A duplex PCR assay has been validated for the identification of N. seriolae in largemouth bass. This study found the head kidney as the most reliable tissues for early molecular detection of infection before extensive granuloma formation became apparent histologically.

== Aquaculture ==
Nocardia seriolae is regarded as an important aquaculture pathogen in regions with intensive marine and freshwater fish production, particularly in Malaysia, China, Singapore, Vietnam, and Indonesia. The disease has been associated with severe economic losses due to mortality, reduced growth rates, and treatment costs. An estimated 260 tonnes of cultured yellowtail were lost in 1989 as a result of disease outbreaks. N. seriolae infection in farmed fish have a morbidity rate between 15 and 30%. In some instances, it can be as high as 60%, and the mortality rate in experimentally induced models can reach 90-100%.

Nocardia seriolae has been isolated from a variety of farmed fish including yellowtail, orange-spotted grouper (Epinephelus coioides), Northern snakehead (Channa argus), Japanese eel (Anguilla japonica), snubnose pompano (Trachinotus blochii), spotted scat (Scatophagus argus), Jade perch (Scortum barcoo), spotted sea bass (Lateolabrax maculatus),

=== Signs and symptoms ===
Infected fish may present with skin ulcerations and white nodules in visceral organs.

=== Treatment ===
Treatment of N. seriolae infection in fish is difficult due to the chronic intracellular nature of the pathogen.

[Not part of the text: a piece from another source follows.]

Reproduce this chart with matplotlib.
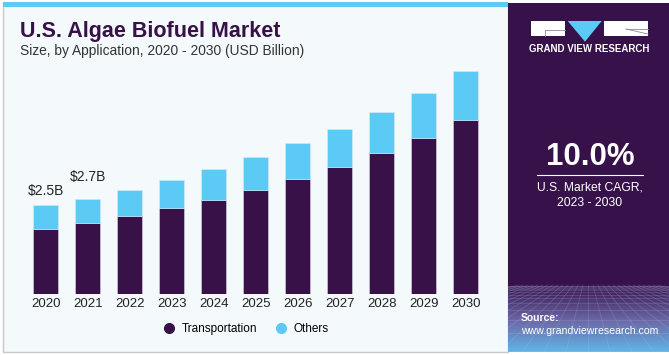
import matplotlib
matplotlib.use("Agg")
import matplotlib.pyplot as plt
import numpy as np
from matplotlib.patches import Rectangle, Polygon
from matplotlib.lines import Line2D

years = ["2020", "2021", "2022", "2023", "2024", "2025", "2026", "2027", "2028", "2029", "2030"]
transportation = [1.83, 2.01, 2.21, 2.41, 2.66, 2.93, 3.25, 3.59, 3.98, 4.40, 4.89]
totals = [2.50, 2.68, 2.93, 3.21, 3.52, 3.87, 4.25, 4.64, 5.14, 5.67, 6.27]
others = [t - tr for t, tr in zip(totals, transportation)]
value_labels = {0: "$2.5B", 1: "$2.7B"}

DARK = "#371148"
LIGHT = "#5bcbf5"
BG = "#f4f9fc"
FONT = "Liberation Sans"

W, H = 669, 355
fig = plt.figure(figsize=(W / 100, H / 100), dpi=100)
fig.patch.set_facecolor("white")

def px(x, y):
    return x / W, 1 - y / H

# left panel background
fig.add_artist(Rectangle((3 / W, 3 / H), (508 - 3) / W, (352 - 3) / H, transform=fig.transFigure,
                         facecolor=BG, edgecolor="#c8c8c8", lw=1.0, zorder=0))
# top blue strip
fig.add_artist(Rectangle((3 / W, 1 - 7 / H), (508 - 3) / W, 5 / H, transform=fig.transFigure,
                         facecolor=LIGHT, edgecolor="none", zorder=1))

# right panel
rax = fig.add_axes([508 / W, 3 / H, (669 - 508) / W, (352 - 3) / H])
rax.set_xlim(0, 161)
rax.set_ylim(349, 0)
rax.axis("off")
n = 349
grad = np.zeros((n, 2, 3))
c0 = np.array(matplotlib.colors.to_rgb("#37114a"))
c1 = np.array(matplotlib.colors.to_rgb("#6c6aa8"))
c2 = np.array(matplotlib.colors.to_rgb("#5fb8e8"))
for i in range(n):
    if i < 280:
        c = c0
    elif i < 318:
        g = (i - 280) / 38
        c = c0 * (1 - g) + c1 * g
    else:
        g = (i - 318) / 31
        c = c1 * (1 - g) + c2 * g
    grad[i, :, :] = c
rax.imshow(grad, extent=[0, 161, 349, 0], aspect="auto", zorder=0)
# perspective grid at bottom
for k in range(-14, 15):
    rax.plot([80 + k * 5, 80 + k * 22], [282, 349], color="#b8c8ee", lw=0.4, alpha=0.3, zorder=1)
for yy in np.geomspace(1, 66, 14):
    rax.plot([0, 161], [282 + yy, 282 + yy], color="#b8c8ee", lw=0.4, alpha=0.3, zorder=1)

# logo
rax.add_patch(Rectangle((23, 18), 34, 15, facecolor="white", edgecolor="none", zorder=2))
rax.plot([37, 57], [27, 27], color="#8a8a9a", lw=0.6, zorder=3)
rax.plot([37, 37], [27, 33], color="#8a8a9a", lw=0.6, zorder=3)
rax.add_patch(Polygon([[59.7, 18], [93.7, 18], [77, 38.7]], closed=True, facecolor=LIGHT,
                      edgecolor="none", zorder=2))
rax.add_patch(Rectangle((96, 18), 44, 15, facecolor="white", edgecolor="none", zorder=2))
rax.plot([118, 140], [26, 31], color="#8a8a9a", lw=0.6, zorder=3)
rax.plot([118, 140], [26, 26], color="#8a8a9a", lw=0.6, zorder=3)
rax.text(81.5, 46.3, "GRAND VIEW RESEARCH", color="white", fontsize=7, fontweight="bold",
         ha="center", va="center", family=FONT, zorder=3)
rax.text(82, 154, "10.0%", color="white", fontsize=22.5, fontweight="bold",
         ha="center", va="center", family=FONT, zorder=3)
rax.plot([29, 135], [172, 172], color="white", lw=0.8, zorder=3)
rax.text(82, 185, "U.S. Market CAGR,", color="white", fontsize=8.7,
         ha="center", va="center", family=FONT, zorder=3)
rax.text(82, 200, "2023 - 2030", color="white", fontsize=8.7,
         ha="center", va="center", family=FONT, zorder=3)
rax.text(13, 315, "Source:", color="white", fontsize=7.5, fontweight="bold",
         ha="left", va="center", family=FONT, zorder=3)
rax.text(13, 328, "www.grandviewresearch.com", color="white", fontsize=7.6,
         ha="left", va="center", family=FONT, zorder=3)

# titles
fig.text(*px(20, 31), "U.S. Algae Biofuel Market", fontsize=15.5, fontweight="bold",
         color=DARK, ha="left", va="center", family=FONT)
fig.text(*px(20, 51), "Size, by Application, 2020 - 2030 (USD Billion)", fontsize=9.9,
         color="#333333", ha="left", va="center", family=FONT)

# main chart
ax = fig.add_axes([24.7 / W, 1 - 294 / H, 462 / W, 248.5 / H])
ax.set_facecolor("none")
x = np.arange(len(years))
ax.bar(x, transportation, width=0.59, color=DARK, edgecolor="#d8d8e4", linewidth=0.4, zorder=2)
ax.bar(x, others, bottom=transportation, width=0.59, color=LIGHT, edgecolor="#d8eaf5",
       linewidth=0.4, zorder=2)
ax.set_xlim(-0.5, len(years) - 0.5)
ax.set_ylim(0, 7)
ax.set_xticks(x)
ax.set_xticklabels(years, fontsize=9.5, family=FONT, color="#222222")
ax.tick_params(axis="x", length=0, pad=3)
ax.set_yticks([])
for s in ax.spines.values():
    s.set_visible(False)
label_offsets = {0: 14, 1: 22}
for i, lab in value_labels.items():
    ax.annotate(lab, (x[i], totals[i]), xytext=(0, label_offsets[i] * 0.72), textcoords="offset points",
                ha="center", va="center", fontsize=10, family=FONT, color="#222222")

# legend
handles = [Line2D([], [], marker="o", linestyle="none", markersize=7, color=DARK, label="Transportation"),
           Line2D([], [], marker="o", linestyle="none", markersize=7, color=LIGHT, label="Others")]
fig.legend(handles=handles, loc="center", bbox_to_anchor=px(243, 329), ncol=2, frameon=False,
           prop={"family": FONT, "size": 8.5}, handletextpad=0.1, columnspacing=1.0)

fig.savefig("out.png", dpi=100, facecolor=fig.get_facecolor())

Early diagnosis of the disease is difficult due to its insidious onset and minimal external signs of infection in the early stages of the disease.

Antimicrobials including tetracyclines, sulfonamides, and β-lactam antibiotics have been used in aquaculture settings with variable success.

Several Chinese herbal medicines have been demonstrated experimentally to have antibacterial effects on N. seriolae. In experimental infections of largemouth bass, Chinese sumac (Rhus chinensis) and Chinese skullcap (Scutellaria baicalensis) demonstrated antibacterial properties against N. seriolae.

=== Prevention ===
Preventative measures primarily focus on biosecurity, reduction of stocking stress, surveillance of broodstock and fingerlings, rapid removal of infected fish, and molecular monitoring of outbreak strains.

Genomic selection and selective breeding has been experimentally demonstrated to improve resistance to N. seriolae infection in spotted sea bass.

Probiotics are also being researched as an alternative preventative measure against nocardiosis. A study found that the bacterium Bacillus amyloliquefaciens has antibacterial activity against N. seriolae infection and that colonization may be protective against the N. seriolae.